GCU Bands Show They Can Carry a Tune (and a Concert)
Review by Doug Carroll
GCU News Bureau
When your first concert gets a standing ovation, what do you do next?
Knowing Paul Koch, that won’t be a problem. Grand Canyon University’s director of bands has been in hurry-up mode for well over a year now, somehow making the launch of an instrumental music program look (and sound) easy.
Last year, there was the business of assembling the Thundering Heard pep band from scratch. This year, while adding members to the Heard and prepping them for the start of basketball season, Koch had the job of rehearsing GCU’s Wind Ensemble, Thunderstruck Percussion and Thunder Big Band for Tuesday night’s inaugural instrumental concert at First Southern Baptist Church, adjacent to campus.
Technically, the 90-minute program wasn’t a debut. Last spring, the Thunder Big Band and the larger Symphonic Band — basically the Heard in dress-up clothes — performed as add-ons to the Music Department’s annual Awards and Commencement Concert (and promptly stole the show). But this was the first stand-alone concert for GCU’s bands, and it was an unqualified success, worthy of the ovation at the end.
The 34-piece Wind Ensemble, which actually was making its debut, kicked off the evening with a grand rendition of Alfred Reed’s “A Festival Prelude.” Three subsequent pieces included a lush version of the familiar “Shenandoah” that captured the listener from the very first note and Robert Sheldon’s “As a Wind From the North,” which provided a finish with a flourish.
The ensemble’s set was followed by three numbers from the new, nine-member Thunderstruck Percussion unit, opening with John Beck’s “G-Force” (played by a trio on white plastic buckets) and closing with Nathan Daughtrey’s “Sizzle!” (the best drum solo you ever heard times five, for each of the percussionists onstage).
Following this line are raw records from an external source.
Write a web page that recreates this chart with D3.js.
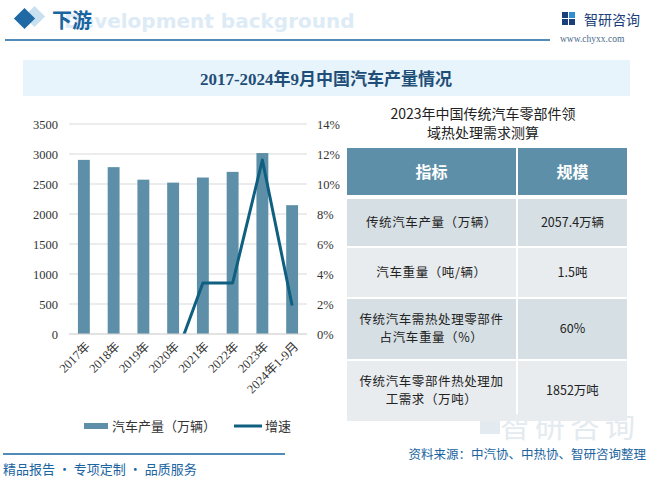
<!DOCTYPE html>
<html>
<head>
<meta charset="utf-8">
<script src="https://cdn.jsdelivr.net/npm/d3@7"></script>
<style>
  body { margin: 0; background: #fff; }
  svg { display: block; }
</style>
</head>
<body>
<div id="chart"></div>
<script>
// data
let years = ["2017年", "2018年", "2019年", "2020年", "2021年", "2022年", "2023年", "2024年1-9月"];
let production = [2902, 2781, 2572, 2523, 2608, 2702, 3016, 2147];
let growth = [null, null, null, -2.0, 3.4, 3.4, 11.6, 1.9];
let leftTicks = [0, 500, 1000, 1500, 2000, 2500, 3000, 3500];
let rightTicks = [0, 2, 4, 6, 8, 10, 12, 14];
let tableHead = ["指标", "规模"];
let tableRows = [
    [["传统汽车产量（万辆）"], "2057.4万辆"],
    [["汽车重量（吨/辆）"], "1.5吨"],
    [["传统汽车需热处理零部件", "占汽车重量（%）"], "60%"],
    [["传统汽车零部件热处理加", "工需求（万吨）"], "1852万吨"]
];

let W = 658, H = 482;
let cjk = "'Noto Sans CJK SC', 'Noto Sans', sans-serif";
let serif = "'Liberation Serif', 'Noto Sans CJK SC', serif";
let blue = "#1a64a0";

let svg = d3.select("#chart").append("svg")
    .attr("width", W)
    .attr("height", H);

// faint watermark (sits under the table)
svg.append("text")
    .attr("x", 640).attr("y", 437)
    .attr("text-anchor", "end")
    .attr("font-family", cjk)
    .attr("font-size", 30)
    .attr("fill", "#e3eaf0")
    .style("letter-spacing", "5px")
    .text("智研咨询");
svg.append("rect")
    .attr("x", 480).attr("y", 410).attr("width", 20).attr("height", 24)
    .attr("fill", "#e3eaf0");

/* ---------- header ---------- */
svg.append("rect")
    .attr("x", 27).attr("y", 9).attr("width", 15).attr("height", 15)
    .attr("transform", "rotate(45 34.5 16.5)")
    .attr("fill", "#c9e0f0");
svg.append("rect")
    .attr("x", 17).attr("y", 11).attr("width", 15).attr("height", 15)
    .attr("transform", "rotate(45 24.5 18.5)")
    .attr("fill", "#1f6aa5");
svg.append("text")
    .attr("x", 64).attr("y", 28)
    .attr("font-family", "'DejaVu Sans', sans-serif")
    .attr("font-weight", "bold")
    .attr("font-size", 20)
    .attr("fill", "#ddebf6")
    .text("Development background");
svg.append("text")
    .attr("x", 52).attr("y", 28)
    .attr("font-family", cjk)
    .attr("font-weight", "bold")
    .attr("font-size", 20)
    .attr("fill", blue)
    .text("下游");
svg.append("line")
    .attr("x1", 5).attr("x2", 550).attr("y1", 40).attr("y2", 40)
    .attr("stroke", blue).attr("stroke-width", 1.5);

// logo
let logo = svg.append("g").attr("transform", "translate(562,12)");
logo.append("rect").attr("x", 0).attr("y", 0).attr("width", 6).attr("height", 6).attr("fill", "#1a3f7a");
logo.append("rect").attr("x", 0).attr("y", 7).attr("width", 6).attr("height", 6).attr("fill", "#1a3f7a");
logo.append("rect").attr("x", 7).attr("y", 0).attr("width", 6).attr("height", 6).attr("fill", "#2e8fd6");
logo.append("rect").attr("x", 7).attr("y", 7).attr("width", 6).attr("height", 6).attr("fill", "#1a3f7a");
svg.append("text")
    .attr("x", 584).attr("y", 25)
    .attr("font-family", cjk)
    .attr("font-size", 14)
    .attr("fill", "#1a3f7a")
    .text("智研咨询");
svg.append("text")
    .attr("x", 560).attr("y", 42)
    .attr("font-family", serif)
    .attr("font-size", 9.5)
    .attr("fill", "#4a6a8a")
    .text("www.chyxx.com");

/* ---------- title banner ---------- */
svg.append("rect")
    .attr("x", 23).attr("y", 60).attr("width", 607).attr("height", 36)
    .attr("fill", "#e8f4fb");
svg.append("text")
    .attr("x", 326).attr("y", 85)
    .attr("text-anchor", "middle")
    .attr("font-family", serif)
    .attr("font-weight", "bold")
    .attr("font-size", 17)
    .attr("fill", "#1f4e79")
    .text("2017-2024年9月中国汽车产量情况");

/* ---------- combo chart ---------- */
let plot = {left: 69, right: 307, top: 124, bottom: 334};

let x = d3.scaleBand()
    .domain(years)
    .range([plot.left, plot.right])
    .paddingInner(0.6)
    .paddingOuter(0.3);

let yL = d3.scaleLinear().domain([0, 3500]).range([plot.bottom, plot.top]);
let yR = d3.scaleLinear().domain([0, 14]).range([plot.bottom, plot.top]);

// gridlines
svg.append("g").selectAll("line")
    .data(leftTicks)
    .enter().append("line")
    .attr("x1", plot.left).attr("x2", plot.right)
    .attr("y1", d => yL(d)).attr("y2", d => yL(d))
    .attr("stroke", "#d9d9d9").attr("stroke-width", 1);

// left axis
let axL = svg.append("g")
    .attr("transform", `translate(${plot.left},0)`)
    .call(d3.axisLeft(yL).tickValues(leftTicks).tickSize(0).tickPadding(11)
        .tickFormat(d => String(d)));
axL.select(".domain").remove();
axL.selectAll("text")
    .attr("font-family", serif).attr("font-size", 12.5).attr("fill", "#333");

// right axis
let axR = svg.append("g")
    .attr("transform", `translate(${plot.right},0)`)
    .call(d3.axisRight(yR).tickValues(rightTicks).tickSize(0).tickPadding(10)
        .tickFormat(d => d + "%"));
axR.select(".domain").remove();
axR.selectAll("text")
    .attr("font-family", serif).attr("font-size", 12.5).attr("fill", "#333");

// bars
svg.append("g").selectAll("rect")
    .data(production)
    .enter().append("rect")
    .attr("x", (d, i) => x(years[i]))
    .attr("width", x.bandwidth())
    .attr("y", d => yL(d))
    .attr("height", d => yL(0) - yL(d))
    .attr("fill", "#5d90a8");

// growth line, clipped to plot area
svg.append("clipPath").attr("id", "plotClip")
    .append("rect")
    .attr("x", plot.left).attr("y", plot.top - 5)
    .attr("width", plot.right - plot.left).attr("height", plot.bottom - plot.top + 5);

let line = d3.line()
    .defined(d => d != null)
    .x((d, i) => x(years[i]) + x.bandwidth() / 2)
    .y(d => yR(d));

svg.append("path")
    .datum(growth)
    .attr("clip-path", "url(#plotClip)")
    .attr("d", line)
    .attr("fill", "none")
    .attr("stroke", "#0f5f80")
    .attr("stroke-width", 3)
    .attr("stroke-linejoin", "round");

// baseline
svg.append("line")
    .attr("x1", plot.left).attr("x2", plot.right)
    .attr("y1", plot.bottom).attr("y2", plot.bottom)
    .attr("stroke", "#d9d9d9");

// x labels
svg.append("g").selectAll("text")
    .data(years)
    .enter().append("text")
    .attr("transform", d => `translate(${x(d) + x.bandwidth() / 2 + 4},${plot.bottom + 10}) rotate(-45)`)
    .attr("text-anchor", "end")
    .attr("dy", "0.35em")
    .attr("font-family", serif)
    .attr("font-size", 12.5)
    .attr("fill", "#333")
    .text(d => d);

// legend
let legend = svg.append("g");
legend.append("rect")
    .attr("x", 84).attr("y", 423).attr("width", 24).attr("height", 6)
    .attr("fill", "#5d90a8");
legend.append("text")
    .attr("x", 112).attr("y", 431)
    .attr("font-family", cjk).attr("font-size", 13).attr("fill", "#333")
    .text("汽车产量（万辆）");
legend.append("line")
    .attr("x1", 234).attr("x2", 262).attr("y1", 426).attr("y2", 426)
    .attr("stroke", "#0f5f80").attr("stroke-width", 3);
legend.append("text")
    .attr("x", 265).attr("y", 431)
    .attr("font-family", cjk).attr("font-size", 13).attr("fill", "#333")
    .text("增速");

/* ---------- table ---------- */
let tbl = {left: 347, split: 517, right: 627, top: 148};
let headH = 49;
let rowH = [49, 51, 62, 62];

svg.append("text")
    .attr("x", 483).attr("y", 119)
    .attr("text-anchor", "middle")
    .attr("font-family", cjk).attr("font-size", 14).attr("fill", "#222")
    .text("2023年中国传统汽车零部件领");
svg.append("text")
    .attr("x", 483).attr("y", 138)
    .attr("text-anchor", "middle")
    .attr("font-family", cjk).attr("font-size", 14).attr("fill", "#222")
    .text("域热处理需求测算");

// header
let colX = [[tbl.left, tbl.split - 1], [tbl.split + 1, tbl.right]];
tableHead.forEach((h, j) => {
    svg.append("rect")
        .attr("x", colX[j][0]).attr("y", tbl.top)
        .attr("width", colX[j][1] - colX[j][0]).attr("height", headH - 2)
        .attr("fill", "#5d90a8");
    svg.append("text")
        .attr("x", (colX[j][0] + colX[j][1]) / 2).attr("y", tbl.top + headH / 2)
        .attr("dy", "0.35em")
        .attr("text-anchor", "middle")
        .attr("font-family", cjk).attr("font-weight", "bold").attr("font-size", 16)
        .attr("fill", "#fff")
        .text(h);
});

let rowY = tbl.top + headH + 2;
tableRows.forEach((row, i) => {
    let fill = i % 2 === 0 ? "#d6dfe4" : "#e8ecef";
    let h = rowH[i];
    colX.forEach((c, j) => {
        svg.append("rect")
            .attr("x", c[0]).attr("y", rowY)
            .attr("width", c[1] - c[0]).attr("height", h - 2)
            .attr("fill", fill);
    });
    let cy = rowY + (h - 2) / 2;
    let lines = row[0];
    lines.forEach((t, k) => {
        svg.append("text")
            .attr("x", (colX[0][0] + colX[0][1]) / 2)
            .attr("y", cy + (k - (lines.length - 1) / 2) * 18)
            .attr("dy", "0.35em")
            .attr("text-anchor", "middle")
            .attr("font-family", cjk).attr("font-size", 12.5).attr("fill", "#222")
            .style("letter-spacing", "0.6px")
            .text(t);
    });
    svg.append("text")
        .attr("x", (colX[1][0] + colX[1][1]) / 2).attr("y", cy)
        .attr("dy", "0.35em")
        .attr("text-anchor", "middle")
        .attr("font-family", cjk).attr("font-size", 12.5).attr("fill", "#222")
        .text(row[1]);
    rowY += h;
});

/* ---------- footer ---------- */
svg.append("line")
    .attr("x1", 3).attr("x2", 285).attr("y1", 454).attr("y2", 454)
    .attr("stroke", blue).attr("stroke-width", 1.5);
svg.append("text")
    .attr("x", 3).attr("y", 474)
    .attr("font-family", cjk).attr("font-size", 13).attr("fill", blue)
    .text("精品报告 · 专项定制 · 品质服务");
svg.append("text")
    .attr("x", 646).attr("y", 459)
    .attr("text-anchor", "end")
    .attr("font-family", cjk).attr("font-size", 12.5).attr("fill", blue)
    .text("资料来源：中汽协、中热协、智研咨询整理");
</script>
</body>
</html>
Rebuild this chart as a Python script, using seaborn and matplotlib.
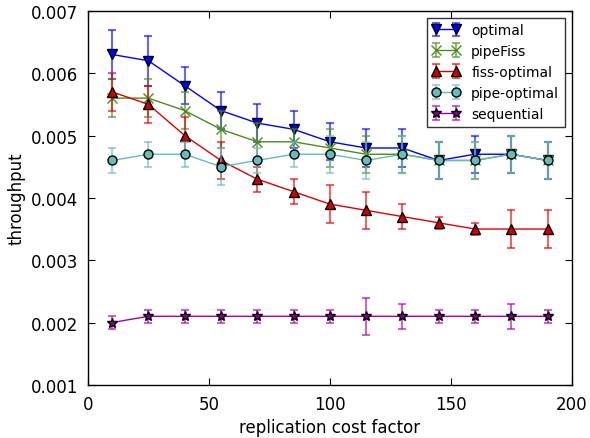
import numpy as np
import pandas as pd
import matplotlib
matplotlib.use("Agg")
import matplotlib.pyplot as plt
import seaborn as sns
from matplotlib.legend_handler import HandlerTuple

x = [10, 25, 40, 55, 70, 85, 100, 115, 130, 145, 160, 175, 190]

optimal = [6.3, 6.2, 5.8, 5.4, 5.2, 5.1, 4.9, 4.8, 4.8, 4.6, 4.7, 4.7, 4.6]
optimal_err = [0.4, 0.4, 0.3, 0.3, 0.3, 0.3, 0.3, 0.3, 0.3, 0.3, 0.3, 0.3, 0.3]

pipefiss = [5.6, 5.6, 5.4, 5.1, 4.9, 4.9, 4.8, 4.7, 4.7, 4.6, 4.6, 4.7, 4.6]
pipefiss_err = [0.3, 0.3, 0.3, 0.3, 0.3, 0.2, 0.3, 0.3, 0.3, 0.3, 0.3, 0.3, 0.3]

fiss = [5.7, 5.5, 5.0, 4.6, 4.3, 4.1, 3.9, 3.8, 3.7, 3.6, 3.5, 3.5, 3.5]
fiss_err = [0.3, 0.3, 0.3, 0.3, 0.2, 0.2, 0.3, 0.3, 0.2, 0.1, 0.1, 0.3, 0.3]

pipeopt = [4.6, 4.7, 4.7, 4.5, 4.6, 4.7, 4.7, 4.6, 4.7, 4.6, 4.6, 4.7, 4.6]
pipeopt_err = [0.2, 0.2, 0.2, 0.3, 0.2, 0.2, 0.3, 0.3, 0.3, 0.3, 0.3, 0.3, 0.3]

sequential = [2.0, 2.1, 2.1, 2.1, 2.1, 2.1, 2.1, 2.1, 2.1, 2.1, 2.1, 2.1, 2.1]
sequential_err = [0.1, 0.1, 0.1, 0.1, 0.1, 0.1, 0.1, 0.3, 0.2, 0.1, 0.1, 0.2, 0.1]

labels = ["optimal", "pipeFiss", "fiss-optimal", "pipe-optimal", "sequential"]
series = [optimal, pipefiss, fiss, pipeopt, sequential]
errors = [optimal_err, pipefiss_err, fiss_err, pipeopt_err, sequential_err]
colors = ["#0000ff", "#4e8a1e", "#e00000", "#66bbbb", "#aa00aa"]
facecolors = ["#0000ff", "#4e8a1e", "#d00000", "#66bbbb", "#880088"]
markers = ["v", "x", "^", "o", "*"]
msizes = [7, 7, 7, 6.5, 7]

sns.set_style("white")
plt.rcParams.update({
    "font.family": ["DejaVu Sans"],
    "text.color": "black",
    "axes.labelcolor": "black",
    "xtick.color": "black",
    "ytick.color": "black",
    "xtick.direction": "in",
    "ytick.direction": "in",
    "xtick.top": True,
    "ytick.right": True,
    "xtick.major.size": 5,
    "ytick.major.size": 5,
    "xtick.bottom": True,
    "ytick.left": True,
    "axes.edgecolor": "black",
    "axes.linewidth": 1.0,
})

fig = plt.figure(figsize=(5.9, 4.39), dpi=100)
ax = fig.add_axes([0.149, 0.121, 0.820, 0.852])

handles = []
for i, (lab, ys, es) in enumerate(zip(labels, series, errors)):
    yv = np.array(ys) * 1e-3
    ev = np.array(es) * 1e-3
    df = pd.DataFrame({"x": x, "y": yv})
    cont = ax.errorbar(x, yv, yerr=ev, fmt="none", ecolor=colors[i], alpha=0.6,
                       capsize=3, elinewidth=1.5, capthick=1.5, zorder=2 + i * 0.1)
    sns.lineplot(data=df, x="x", y="y", ax=ax, color=colors[i], marker=markers[i],
                 markersize=msizes[i], markerfacecolor=facecolors[i],
                 markeredgecolor=("black" if markers[i] != "x" else colors[i]),
                 markeredgewidth=1.0, linewidth=1.0, legend=False,
                 zorder=2.05 + i * 0.1)
    line = ax.lines[-1]
    handles.append((cont, line))

ax.set_xlim(0, 200)
ax.set_ylim(0.001, 0.007)
ax.set_xticks([0, 50, 100, 150, 200])
ax.set_yticks([0.001, 0.002, 0.003, 0.004, 0.005, 0.006, 0.007])
ax.set_yticklabels(["0.001", "0.002", "0.003", "0.004", "0.005", "0.006", "0.007"])
ax.tick_params(labelsize=12, pad=7)
ax.set_xlabel("replication cost factor", fontsize=12)
ax.set_ylabel("throughput", fontsize=12)

leg = ax.legend(handles, labels, loc="upper right", numpoints=2,
                handler_map={tuple: HandlerTuple(ndivide=1)},
                fontsize=10, fancybox=False, frameon=True, borderaxespad=0.5,
                handlelength=2.0, handletextpad=0.8, labelspacing=0.5)
leg.get_frame().set_edgecolor("black")
leg.get_frame().set_linewidth(1.0)

fig.savefig("out.png", dpi=100)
Much of Koch’s training is in percussion, so we can expect GCU’s bands to be exceptionally strong in that area.
Then came the 19-piece Thunder Big Band with a Latin-flavored set featuring compositions by Pat Metheny, Jeff Jarvis and Luiz Bonfa. The swinging band sounded great, finishing with Bonfa’s challenging “Black Orpheus,” which Koch used as an opportunity to teach the audience a little about jazz. The director had Kevin Emmery play the melody (or “head”) on flugelhorn, then invited the crowd to listen for its variations throughout the piece.
Josh Salgado (trumpet), Mitch Tingey (alto sax), Travis Larson (trombone) and Kelsey McKey (piano) distinguished themselves as soloists for the band, which is good enough already to make you want to run out and download a bunch of big-band music to your iPod.
It’s easy to give credit to Koch, who has limitless energy and is fun for the students to be around. He’s cool without even trying to be. But the musicians seem to genuinely enjoy one another, and the concert was full of the knowing glances and inside-joke smiles that only camaraderie can bring. That might seem small, but it makes a difference in how they play.